Our Cardboard Heaven: Making Art at Guantánamo

Erin L. Thompson, a professor of art crime at John Jay College (City University of New York), studies the damage done to cultural heritage and communities through looting, theft, and deliberate destruction of art, as well as its deliberate preservation. Her first book, Possession: The Curious History of Private Collectors, was named an NPR Best Book of the Year, and her second, Smashing Statues: The Rise and Fall of American Monuments, was published by W. W. Norton in 2022. At the Cullman Center, she will be writing about her work curating exhibitions of art made by detainees at the United States military prison camp known as Guantánamo Bay.



Francesca Wade


Gertrude Stein: An Afterlife

The Jean Strouse Fellow

Francesca Wade is the author of Square Haunting: Five Women, Freedom and London Between the Wars, which was longlisted for the Baillie Gifford Prize and shortlisted for the Royal Society of Literature Ondaatje Prize.
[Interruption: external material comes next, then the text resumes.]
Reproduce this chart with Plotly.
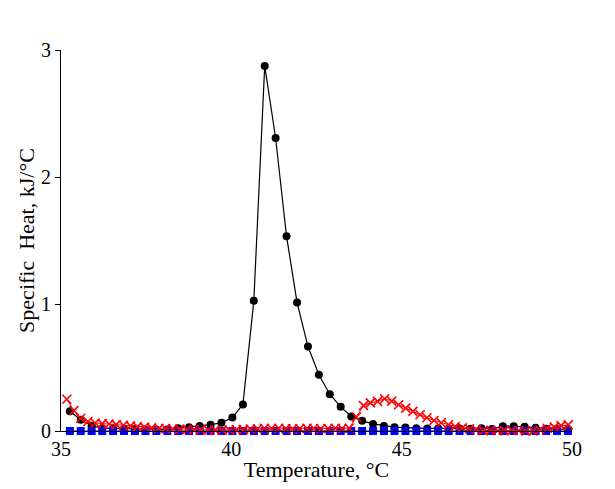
import plotly.graph_objects as go

# Temperature grid for black (circles) and blue (squares) series, °C
t_grid = [35.26, 35.58, 35.90, 36.21, 36.53, 36.85, 37.17, 37.48, 37.80, 38.12,
          38.44, 38.76, 39.07, 39.39, 39.71, 40.03, 40.34, 40.66, 40.98, 41.30,
          41.62, 41.93, 42.25, 42.57, 42.89, 43.21, 43.52, 43.84, 44.16, 44.48,
          44.79, 45.11, 45.43, 45.75, 46.07, 46.38, 46.70, 47.02, 47.34, 47.65,
          47.97, 48.29, 48.61, 48.93, 49.24, 49.56, 49.88]

black_vals = [0.155, 0.088, 0.042, 0.022, 0.02, 0.018, 0.015, 0.012, 0.01, 0.012,
              0.022, 0.03, 0.04, 0.05, 0.064, 0.106, 0.209, 1.025, 2.875, 2.307,
              1.534, 1.011, 0.665, 0.443, 0.29, 0.19, 0.115, 0.08, 0.056, 0.04,
              0.03, 0.027, 0.022, 0.02, 0.02, 0.02, 0.02, 0.018, 0.022, 0.015,
              0.038, 0.038, 0.033, 0.025, 0.018, 0.015, 0.015]

blue_vals = [0.0] * 47

# Temperature grid for red (crosses) series, °C
t_red = [35.17, 35.38, 35.58, 35.79, 36.00, 36.21, 36.41, 36.62, 36.83, 37.04,
         37.24, 37.45, 37.66, 37.87, 38.07, 38.28, 38.49, 38.69, 38.90, 39.11,
         39.32, 39.52, 39.73, 39.94, 40.15, 40.35, 40.56, 40.77, 40.97, 41.18,
         41.39, 41.60, 41.80, 42.01, 42.22, 42.42, 42.63, 42.84, 43.05, 43.25,
         43.46, 43.67, 43.88, 44.08, 44.29, 44.50, 44.71, 44.91, 45.12, 45.33,
         45.54, 45.74, 45.95, 46.16, 46.37, 46.57, 46.78, 46.99, 47.19, 47.40,
         47.61, 47.82, 48.02, 48.23, 48.44, 48.65, 48.85, 49.06, 49.27, 49.48,
         49.68, 49.89]

red_vals = [0.25, 0.16, 0.10, 0.075, 0.063, 0.058, 0.055, 0.05, 0.045, 0.04,
            0.035, 0.03, 0.025, 0.02, 0.02, 0.018, 0.015, 0.012, 0.012, 0.01,
            0.008, 0.008, 0.008, 0.008, 0.01, 0.012, 0.015, 0.018, 0.022, 0.02,
            0.022, 0.02, 0.018, 0.02, 0.022, 0.02, 0.018, 0.02, 0.022, 0.02,
            0.022, 0.11, 0.20, 0.222, 0.233, 0.254, 0.235, 0.207, 0.18, 0.154,
            0.128, 0.104, 0.083, 0.065, 0.049, 0.035, 0.025, 0.018, 0.012, 0.003,
            0.005, 0.002, 0.004, 0.004, 0.004, 0.0, 0.0, 0.01, 0.022, 0.03,
            0.042, 0.048]

x_ticks = [35, 40, 45, 50]
y_ticks = [0, 1, 2, 3]

fig = go.Figure()
fig.add_trace(go.Scatter(x=t_grid, y=black_vals, mode="lines+markers",
                         line=dict(color="black", width=1.2),
                         marker=dict(symbol="circle", size=8, color="black"),
                         cliponaxis=False, showlegend=False))
fig.add_trace(go.Scatter(x=t_grid, y=blue_vals, mode="lines+markers",
                         line=dict(color="blue", width=1),
                         marker=dict(symbol="square", size=8, color="blue"),
                         cliponaxis=False, showlegend=False))
fig.add_trace(go.Scatter(x=t_red, y=red_vals, mode="lines+markers",
                         line=dict(color="red", width=1),
                         marker=dict(symbol="x-thin", size=9,
                                     line=dict(color="red", width=1.6)),
                         cliponaxis=False, showlegend=False))

font = "Liberation Serif, Times New Roman, serif"
fig.update_layout(
    width=615, height=489,
    margin=dict(l=61, r=43, t=50, b=58),
    paper_bgcolor="white", plot_bgcolor="white",
    font=dict(family=font, size=20, color="black"),
    xaxis=dict(range=[35, 50], tickvals=x_ticks, ticktext=[str(v) for v in x_ticks],
               showgrid=False, zeroline=False, showline=True, linecolor="black",
               linewidth=1, ticks="", tickfont=dict(size=20),
               title=dict(text="Temperature, °C", font=dict(size=22), standoff=2)),
    yaxis=dict(range=[0, 3], tickvals=y_ticks, ticktext=[str(v) for v in y_ticks],
               showgrid=False, zeroline=False, showline=True, linecolor="black",
               linewidth=1, ticks="outside", ticklen=5, tickcolor="black",
               tickfont=dict(size=20),
               title=dict(text="Specific  Heat, kJ/°C", font=dict(size=22), standoff=0)),
)

fig.write_html("out.html")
A former editor of the White Review, she has received grants from the Leon Levy Center for Biography at the City University of New York and the Robert B. Silvers Foundation, and her writing has appeared in the London Review of Books, the New York Times, the Paris Review, Granta, and the Times Literary Supplement, among other places. At the Cullman Center, she will be working on a biography of Gertrude Stein, told through her posthumous legacy.


C Pam Zhang
Photo by Cayce Clifford


Untitled Novel

Born in Beijing, C Pam Zhang is mostly an artifact of the United States. She is the author of How Much of These Hills Is Gold, winner of the Academy of Arts and Letters Rosenthal Award and the Asian/Pacific Award for Literature, nominated for the Booker Prize, a finalist for the PEN/Hemingway Award and the National Book Critics Circle John Leonard Prize, and one of Barack Obama’s favorite books of the year. Zhang’s writing has appeared in Best American Short Stories, the Cut, McSweeney’s Quarterly, the New Yorker, and the New York Times. She is a National Book Foundation 5 Under 35 honoree. At the Cullman Center, she will work on a novel about food and the ethics of pleasure.